Yesterday, the SEC announced that U.S. District Judge Jed S. Rakoff had granted a $34.5 million final judgment in its favor against Galleon defendant Deep Shah.  The SEC alleges that Shah was involved in the same broad insider trading scheme for which Raj Rajaratnam was recently convicted. Specifically, the SEC alleges that while employed at Moody's as a lodging industry analyst, Shah provided an investor named Roomy Khan with inside information on multiple acquisitions of public companies. Khan allegedly traded based on the information and also tipped others, including Rajaratnam, about the upcoming acquisitions.

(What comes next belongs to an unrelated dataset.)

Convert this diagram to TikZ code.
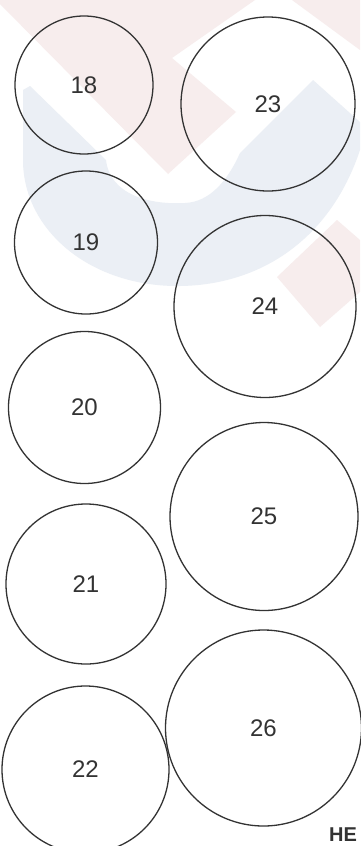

The SEC says that it is “pleased with the decision” but the agency probably is not planning on seeing this $34.5 million ($10 million in alleged ill-gotten gains, plus a $24.6 million penalty) any time soon. Shortly after he was charged both criminally and by the SEC in the case in late 2009, Shah disappeared and was declared a fugitive. The SEC stated in court documents filed in March 2011 that it believed a bailiff had finally located Shah in the Juhu neighborhood of Mumbai, India--"living in high style on the beach" according to one publication. The bailiff left an amended complaint of the SEC's complaint on the door of Shah's Juhu home but, five months later, Shah has predictably chosen not to respond.